Enterprise Financial Services Corp (NasdaqGS:EFSC) signed the non-binding indication of interest to acquire Seacoast Commerce Banc Holdings (OTCPK:SCBH) for approximately $150 million on August 20, 2020. Enterprise Financial Services Corp entered into an agreement to acquire Seacoast Commerce Banc Holdings on August 20, 2020. As per the terms, Enterprise Financial Services Corp will exchange 0.5061 shares of its stock for each of the outstanding share of Seacoast Commerce Banc Holdings. The outstanding options of Seacoast Commerce Banc Holdings will be cashed out. Upon completion, existing shareholders of Enterprise Financial Services Corp will own approximately 84% of the outstanding shares of the combined company, and shareholders of Seacoast Commerce Banc Holdings are expected to own approximately 16%. Pursuant to the transaction, Seacoast Commerce Banc Holdings will merge into Enterprise Financial Services Corp, and Seacoast Commerce Bank, subsidiary of Seacoast Commerce Banc Holdings, will merge into Enterprise Bank & Trust, subsidiary of Enterprise Financial Services Corp, with Enterprise Financial Services Corp and Enterprise Bank & Trust as surviving entities. Seacoast must pay Enterprise a termination fee of $7 million if the merger agreement is terminated under specified circumstances. In addition, if the merger agreement is terminated by either party as a result of the other party's breach of its representations or warranties, or material breach of its covenants and such breach would result in the closing conditions not being satisfied, then the non-terminating party will be required to pay the terminating party $1.25 million as liquidated damages.

Upon closing of the transaction, Seacoast Commerce Banc Holdings' Chief Executive Officer Richard M. Sanborn will join the Board of Directors of Enterprise Financial Services Corp. Upon completion, 39 branches of Seacoast Commerce Banc Holdings will remain open. The transaction is subject to satisfaction of customary closing conditions, including the agreement and the transactions contemplated hereby shall have received the requisite Seacoast shareholder approval, and the number of dissenting shares shall not exceed 10% of the number of shares of Seacoast Common Stock issued and outstanding immediately, receipt of regulatory approvals, Enterprise and Seacoast, respectively, shall have received opinions to the effect that, the merger will be treated for United States federal income Tax purposes as a 368 Reorganization and that each of Enterprise and Seacoast will be a party to the reorganization within the meaning of Section 368(b) of the Code, shares of Enterprise Common Stock to be issued to the non-dissenting holders of Seacoast Common Stock upon consummation of the merger shall have been authorized for listing on Nasdaq and the Seacoast Director shall become a member of the Enterprise Board as of the Effective Time.
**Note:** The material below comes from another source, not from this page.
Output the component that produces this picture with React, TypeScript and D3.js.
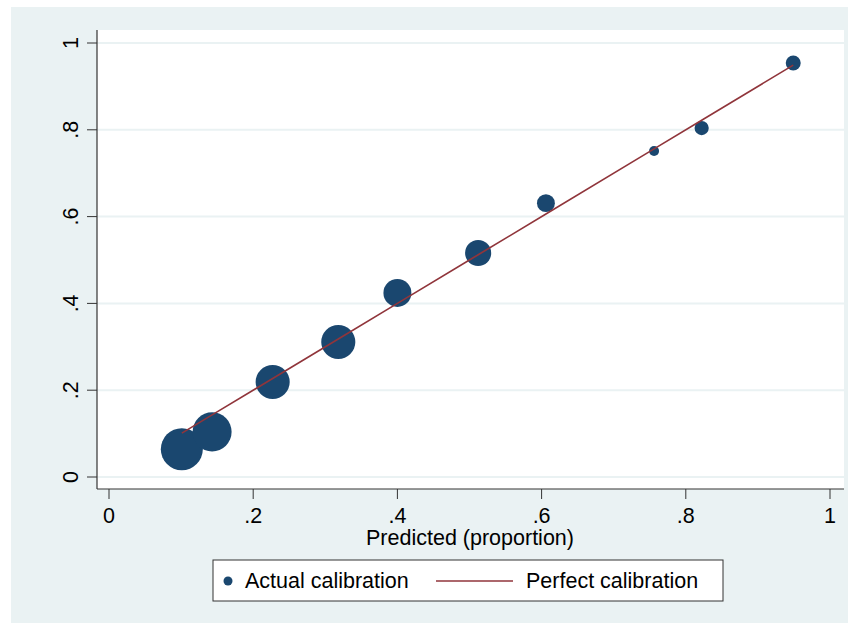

The transaction is unanimously approved by the boards of directors of Enterprise Financial Services Corp and Seacoast Commerce Banc Holdings. The transaction received Federal Reserve Bank of St. Louis and FDIC approval. The approval from Missouri Division of Finance is pending. The directors and executive officers of Seacoast Commerce Banc Holdings, have entered into agreements with Enterprise Financial Services Corp pursuant to which they have committed to vote their shares, which represent approximately 31% stake in Seacoast Commerce Banc Holdings, in favor of the acquisition. Seacoast's shareholders meeting will be scheduled on November 6, 2020. As of November 6, 2020, Seacoast's shareholders approved the transaction. The transaction is expected to close later in the fourth quarter of 2020. As of November 6, 2020, the transaction is expected to close in mid-November. The transaction is expected to be approximately 4% accretive to Enterprise Financial Services Corp's 2021 earnings per share and around 11% accretive to its 2022 earnings per share, after giving effect to estimated fully phased-in transaction synergies.

Boenning & Scattergood, Inc. acted as financial advisor and fairness opinion provider, Shawn M. Turner, Paul J. Jaskot, Travis P. Nelson and John D. Martini of Holland & Knight LLP acted as legal advisors to Enterprise. Jeff Wishner, Stephen Gunlock, Trey Jackson, Ocean Huang and Aaron Axton of Keefe, Bruyette & Woods, Inc. acted as financial advisors and fairness opinion provider and Joshua A. Dean of Sheppard, Mullin, Richter & Hampton acted as legal advisors to Seacoast. Seacoast will pay Keefe, Bruyette & Woods a total cash fee equal to 1% of the aggregate merger consideration, $250,000 of which became payable to Keefe, Bruyette & Woods with the rendering of its opinion, and the balance of which is contingent upon the closing of the merger.